Dear Momma Friend,
I see you. I see you when you compare yourself to others on Facebook, Twitter, Instagram, and all the others.
My heart hurts when you beat yourself up that your play date’s house happened to look cleaner than yours. That you feel exhausted, beat up, and grouchy. That you feel crusty wearing the same pants for three (plus…) days in a row. I try my best to convince you that it’s not so bad, it’s not such a big deal, it’s not true. I am sincere, but here’s what I mean.
You have those moments all the time. We chat over coffee about it. We laugh about the goofy side of it, barely hitting on the actual hardship you feel. But do you know what I really see? I see this amazing, I mean AMAZING human, that has other tiny humans who are so demanding. You raise them with love, without raising your voice. I see how you are calm, even when you haven’t had a shower in who knows how long. There are toys all over your house, because you play with your children. The dishes maybe are in the sink. But I don’t remember. Nor do I care, it does not bother me.
I see your weariness, and my heart wishes I could do something for you; but that is the charge of mothering. Hardships come. That baby hasn’t slept in a week because she’s teething or has learned warfare torture. We’ll never really know. What I do know is that I look up to you. You are someone I take note of, for what I can become as I enter motherhood. I see the important things. Your children are loving, helpful, usually behave. (After all, they do have independent thoughts.) You foster imagination, exploration and laughter. You let them eat as many strawberries from the fields as their tummies can hold. You take walks, you play tea party fortheoneMILLIONTHtime that day. I see you do all that.
I am also glad you do not sugar coat. That is not helpful, nor an honest friendship. I want to be here to share in our struggles. But I am also going to remind you that your warfare-torturing-toddler who made you delirious, made you delirious. That you are amazing. Day in and out. Don’t cave into the social media lies. That clean house maybe has alllll the junk shoved into the laundry room. Or it was a magazine photo! Never judge your feelings on someone else’s outsides. AKA- Just because things look amazing doesn’t mean they are.
I turn my head, and I also see you- Working Momma. You not only encourage your household around you, but also others in your workplace. You know your giftings are more useful in a variety of areas. You meal plan during your lunch hour or rush hour driving. Frozen lasagna again? Cool. You clean on weekends. But you also carve out those special times. You make sure you get the homework done, the papers signed, the cat fed. You also trust others to help with your kids. You are strong and have taken the steps that are right for you and your family. You are also someone I see as a role model. You face harsh critics for working. You feel guilty for not having time for the 1,000s of tea parties. But you are still raising wonderful human beings. They are loved, and you have shown them how to be hard workers. To set goals and to be intentional.
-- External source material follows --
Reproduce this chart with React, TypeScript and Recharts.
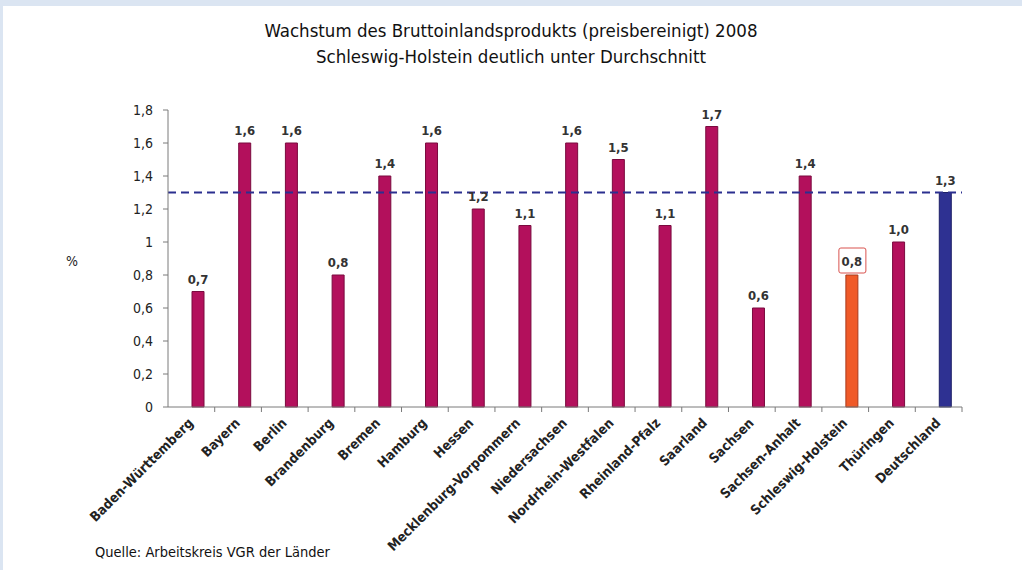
import { BarChart, Bar, XAxis, YAxis, Cell, LabelList, ReferenceLine } from 'recharts';

// ─── Daten ────────────────────────────────────────────────────

const laender = [
    'Baden-Württemberg', 'Bayern', 'Berlin', 'Brandenburg', 'Bremen', 'Hamburg', 'Hessen',
    'Mecklenburg-Vorpommern', 'Niedersachsen', 'Nordrhein-Westfalen', 'Rheinland-Pfalz',
    'Saarland', 'Sachsen', 'Sachsen-Anhalt', 'Schleswig-Holstein', 'Thüringen', 'Deutschland',
];
const wachstum = [0.7, 1.6, 1.6, 0.8, 1.4, 1.6, 1.2, 1.1, 1.6, 1.5, 1.1, 1.7, 0.6, 1.4, 0.8, 1.0, 1.3];
const durchschnitt = 1.3;
const yTicks = [0, 0.2, 0.4, 0.6, 0.8, 1, 1.2, 1.4, 1.6, 1.8];

const HERVORGEHOBEN = 'Schleswig-Holstein';
const GESAMT = 'Deutschland';

const data = laender.map((land, i) => ({ land, wert: wachstum[i] }));

// ─── Stil ─────────────────────────────────────────────────────

const FONT = "'Liberation Sans Narrow', 'DejaVu Sans Condensed', 'Liberation Sans', sans-serif";
const AXIS_COLOR = '#7a7a7a';
const farbe = (land: string) => (land === HERVORGEHOBEN ? '#f05a28' : land === GESAMT ? '#2e3192' : '#b3105c');
const rand = (land: string) => (land === HERVORGEHOBEN ? '#a8381a' : land === GESAMT ? '#1d1f66' : '#7a0a3e');
const komma = (v: number, fix = true) => (fix ? v.toFixed(1) : String(v)).replace('.', ',');

// eslint-disable-next-line @typescript-eslint/no-explicit-any
const LandTick = ({ x, y, payload }: any) => {
    const half = payload?.offset ?? 0;
    return (
        <g>
            <line x1={x + half} x2={x + half} y1={y - 4} y2={y + 1} stroke={AXIS_COLOR} />
            <text
                x={x}
                y={y + 10}
                transform={`rotate(-45, ${x}, ${y + 10})`}
                textAnchor="end"
                dominantBaseline="middle"
                style={{ fontFamily: FONT, fontSize: 13.5, fontWeight: 700, fill: '#222' }}
            >
                {payload.value}
            </text>
        </g>
    );
};

// eslint-disable-next-line @typescript-eslint/no-explicit-any
const WertLabel = ({ x, y, width, value, index }: any) => {
    const cx = x + width / 2;
    const boxed = laender[index] === HERVORGEHOBEN;
    return (
        <g>
            {boxed && <rect x={cx - 13} y={y - 27} width={27} height={25} fill="#fff" stroke="#d9534f" strokeWidth={1} rx={2} />}
            <text
                x={cx}
                y={boxed ? y - 9 : y - 8}
                textAnchor="middle"
                style={{ fontFamily: FONT, fontSize: 13, fontWeight: 700, fill: '#333' }}
            >
                {komma(value)}
            </text>
        </g>
    );
};

export default function App() {
    return (
        <div style={{ position: 'relative', width: 1022, height: 570, background: '#dbe5f2', fontFamily: FONT }}>
            <style>{'body{margin:0}'}</style>
            <div style={{ position: 'absolute', left: 3, top: 6, width: 1019, height: 564, background: '#fff' }} />
            <div style={{ position: 'absolute', left: 0, top: 18, width: 1022, textAlign: 'center', fontSize: 18.5, lineHeight: '26px', color: '#111' }}>
                <div>Wachstum des Bruttoinlandsprodukts (preisbereinigt) 2008</div>
                <div>Schleswig-Holstein deutlich unter Durchschnitt</div>
            </div>
            <div style={{ position: 'absolute', left: 66, top: 253, fontSize: 14, color: '#222' }}>%</div>
            <div style={{ position: 'absolute', left: 95, top: 544, fontSize: 14.5, color: '#111' }}>Quelle: Arbeitskreis VGR der Länder</div>
            <div style={{ position: 'absolute', left: 0, top: 0 }}>
                <BarChart
                    width={1022}
                    height={570}
                    data={data}
                    margin={{ top: 110, right: 60, left: 128, bottom: 133 }}
                    barSize={12}
                    barGap={2}
                >
                    <XAxis
                        dataKey="land"
                        interval={0}
                        tickLine={false}
                        tickSize={0}
                        tickMargin={4}
                        height={30}
                        axisLine={{ stroke: AXIS_COLOR }}
                        tick={<LandTick />}
                    />
                    <YAxis
                        width={40}
                        domain={[0, 1.8]}
                        ticks={yTicks}
                        interval={0}
                        tickSize={5}
                        tickMargin={10}
                        tickFormatter={(v: number) => komma(v, false)}
                        axisLine={{ stroke: AXIS_COLOR }}
                        tickLine={{ stroke: AXIS_COLOR }}
                        tick={{ fill: '#222', fontSize: 14, fontFamily: FONT }}
                    />
                    {/* leere Platzhalter-Reihe wie im Original: Säulen sitzen rechts der Kategoriemitte */}
                    <Bar dataKey="leer" isAnimationActive={false} />
                    <Bar dataKey="wert" isAnimationActive={false} strokeWidth={1}>
                        {data.map((d) => (
                            <Cell key={d.land} fill={farbe(d.land)} stroke={rand(d.land)} />
                        ))}
                        <LabelList dataKey="wert" content={<WertLabel />} />
                    </Bar>
                    <ReferenceLine y={durchschnitt} stroke="#2b2f8f" strokeWidth={2} strokeDasharray="8 5" />
                </BarChart>
            </div>
        </div>
    );
}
All of these are amazing to me- the pseudo-outsider. But I am watching and taking notes. But, my journal isn’t full of a Pro/Con list- it is one list- one of love. Because above all- I see the love you have. It never goes away. It is hard sometimes. (Seriously, where did that toddler learn that devious trend of NOT SLEEPING?!) Sometimes it is easy, and you are nervous to say that out loud. Because we all know we fear the judgment. But you never stop the loving. The mother-child bond of love still puzzles me since my experiences are so different. But they must be vast as an ocean to tolerate the hard. The good times must just be THAT good!
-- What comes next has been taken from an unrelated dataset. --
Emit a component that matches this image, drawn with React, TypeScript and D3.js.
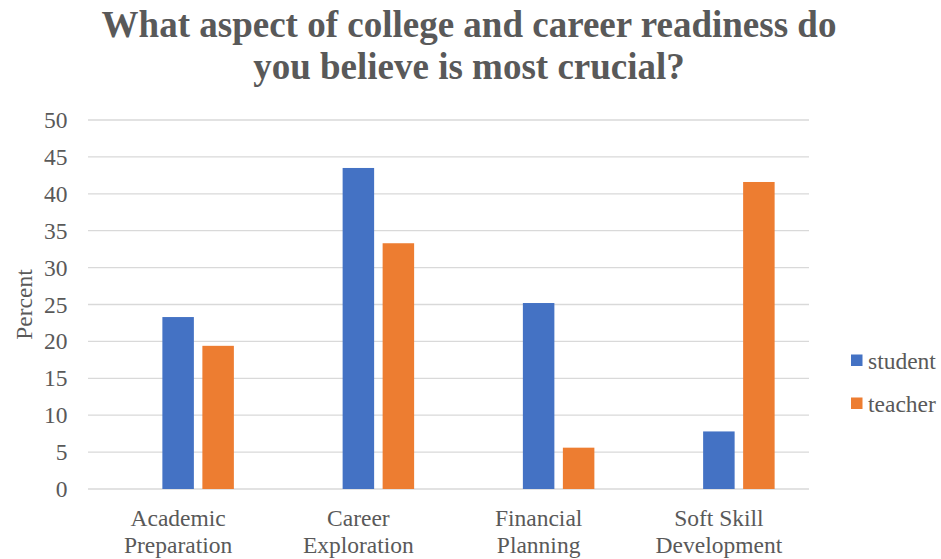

I thank you for that. I need to see the highs and lows. Because you are my friend, I will always be here to listen. But I also am going to call you out when you are too hard on yourself! I will always be your cheerleader and encourager. I will also never take for granted the time you take away to have girlfriend time. We both know you want the break, but you also are thinking about the kids while you are away. This is Love.
Everyone else’s life on social media.
Thank you for living life honestly with me.